Elsa Dorlin, lorsqu’elle propose de penser les « pratiques subalternes (…) qu’[elle] appelle l’autodéfense » comme « pratiques martiales de soi » dans les luttes décoloniales et féministes en particulier, repense cette question de la violence, et sa stratégie politique comme modalité d’affirmation de l’existence, dans les pratiques de certains groupes qui font usage de l’autodéfense :

« Partir du muscle plutôt que de la loi : cela déplacerait sans doute la façon dont la violence a été problématisée par la pensée politique. Ce livre se concentre sur des moments de passage à la violence défensive, des moments qui ne m’ont pas semblé pouvoir être rendus intelligibles en les soumettant à une analyse politique et morale centrée sur la question de « légitimité ». Dans chacun de ses moments, le passage à la violence n’a pas d’autre enjeu que la vie : ne pas être abattu.e d’emblée. La violence physique est pensée ici en tant que nécessité vitale, en tant que praxis de résistance. « [1]

Si l’autodéfense, féministe, peut être pensée comme inscription d’une violence dans un mouvement politique, c’est peut être bien qu’elle fait passer de la honte à fierté, de la peur à la rage, dans ces moments où, pour Dorlin, des femmes « n’apprennent pas tant à se battre, qu’elles désapprennent à ne pas se battre » (p171).
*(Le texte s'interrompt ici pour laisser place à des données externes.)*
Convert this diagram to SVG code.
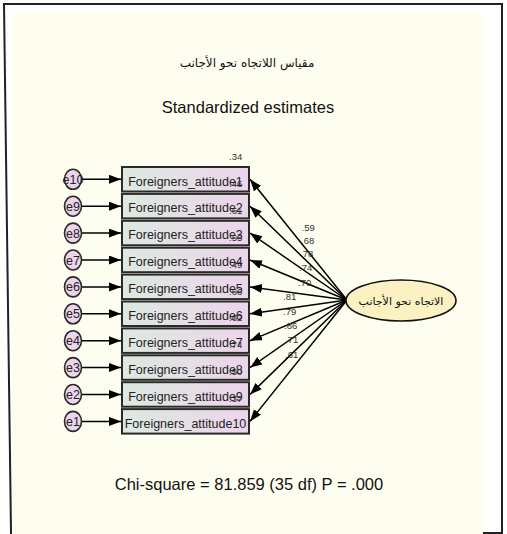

Affirmation vitale que nos vies valent d’être vécues, comme première inscription stratégique en ce sens particulier, d’affirmation d’existence (la première scène du livre de Dorlin est une des scènes fondatrices du mouvement Black Lives Matter).

En ce sens, on pourrait élargir cette idée d’autodéfense non pas seulement aux pratiques martiales auxquelles se formeraient des collectifs d’opprimé.e.s, mais à l’inverse, commencer à recenser tout ce qui, dans tout mouvement d’émancipation s’invente comme autant de gestes d’affirmation de certaines vies. Cette inscription comme affirmation de l’existence, c’est-à-dire saisie au moment de sa réorientation stratégique relève toujours dans un certain sens, d’une certaine violence. Les gestes et positions qui s’inventent dans les luttes féministes par exemple : cela peut aller des dénonciations des abus, au fait de crier, d’élever la voix, de ces filles qui s’organisent entre elles pour aller danser en boite et s’assurer que toutes rentrent saines et sauves ensuite, aux manifestations de nuit comme reconquête de l’espace public, des occupations des places pendant le vote de la loi sur l’avortement à la chambre des député.e.s en juin puis au Sénat en août 2018 à Bueno Aires, aux appels à la grève internationale des femmes et toutes les assemblées multisectorielles de préparation…

 

Violence et connaissance en situation

Pour Bensaid, en plus de l’inscription de cette violence comme affirmation de l’existence, il existe une seconde direction dans laquelle la violence doit s’inscrire stratégiquement : la violence devient une manière de connaitre ; la violence est orientée stratégiquement en tant qu’elle nous met dans une relation réelle avec une situation et fait connaitre un peu mieux le contexte dans lequel on vit. C’est là qu’il convoque la lecture de Labica :

« (…) si, comme le démontre Labica à partir d’un vaste examen des récits historiques, des mythes religieux, des œuvres d’art, la violence est avant tout une pratique inhérente aux rapports sociaux, il est illusoire de prétendre l’éradiquer en prêchant les bons sentiments et la bonne volonté. Et il s’avère que le recours à la violence et à la contrainte physiques ne saurait être considéré comme une forme de lutte banale parmi d’autres. Il met en mouvement en chacun une part d’ombre que nul n’est certain de maîtriser. C’est pourquoi, si l’on peut espérer qu’une culture de la violence puisse, à la manière dont s’y efforcent certains arts martiaux, parvenir à en maîtriser l’usage personnel – après tout, on peut apprendre à boire sans devenir alcoolique –, la maîtrise sociale de son usage collectif implique de la réguler stratégiquement « par la connaissance du système et des rapports de forces ». »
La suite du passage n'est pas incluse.